Lake Overturn - Vestal McIntyre


If you read, you'll like Lake Overturn by Vestal McIntyre. This is a unique and compelling story set in a small town in Idaho but really about Anytown, USA. Two young boys read of a natural disaster, called Lake Overturn, that happened in 1986 in Cameroon, West Africa. One of the boys, Enrique, decides to base his upcoming science project on the phenomenon. He asks his friend to be his partner but the friend proves to be more of a project than the model they build.


Enrique, his mother and brother live in a trailer park. Enrique's Mom, Lina, cleans houses on the other side of town. When her client's husband, Chuck, comes on to her, the two begin to fall in love. Lina's guilt over the affair leads her to confess to both her priest and her son. The situation is made more complicated when Enrique's father makes an unplanned visit and Chuck’s wife turns out to be fatally ill.

While Lina dusts and debates whether to follow her heart, across town, Wanda, a down on her luck recovering-ish drug addict, tries to pull her life together. She decides she will never find the perfect man so she looks to surrogacy to fill the void. She meets a needy couple, says all the right (lies) things and gets pregnant.
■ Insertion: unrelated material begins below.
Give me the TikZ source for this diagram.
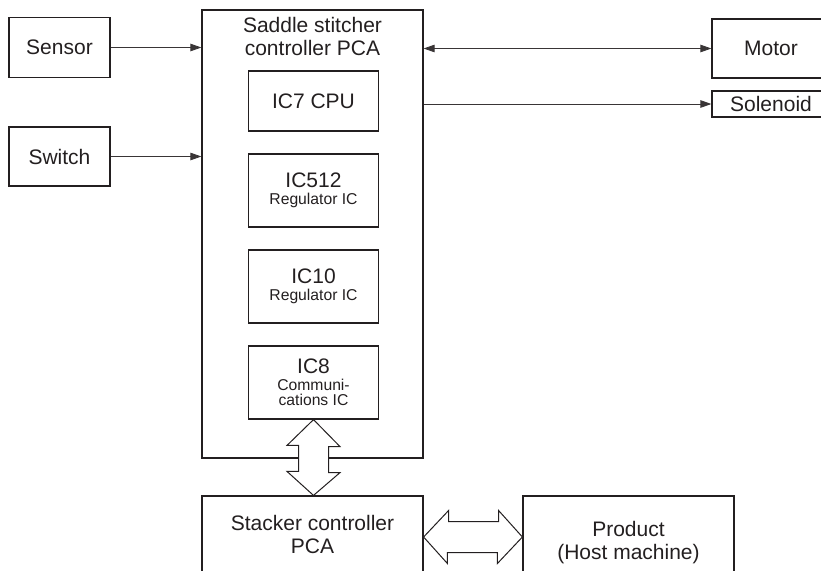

As Wanda's story unfolds she falters and recovers over and over. Ultimately whether she can change her life lies in one moment of decision making. Vestal's story telling is at it's best with Wanda. One moment you are rooting for her, the next you hope she’s hit by a bus.

While Lina cleans house and Wanda tries to get clean, Connie, Lina's neighbor in the trailer park and a religious zealot with an unrequited libido, latches on to a traveling missionary. Connie's son, Gene, is Enrique's somewhat autistic science partner, and as Connie tries to follow God's path (which of course includes judging everyone else along the way) she ignores her son’s needs to the point the reader is left shaking their head wondering how much religion is too much.

As these characters make their way through what amounts to daily life, we feel we are in the room, in their heads, with them as they make decisions good and bad. We feel their pain, we see the road ahead, and when the book is done and all the lose ends come together, it's one of those books where you wish there were more just so we could hang in Eula, Idaho a little longer.

If you enjoy fantastic storytelling, beautifully written descriptions and complex, realistic characters this novel is for you. Check it out!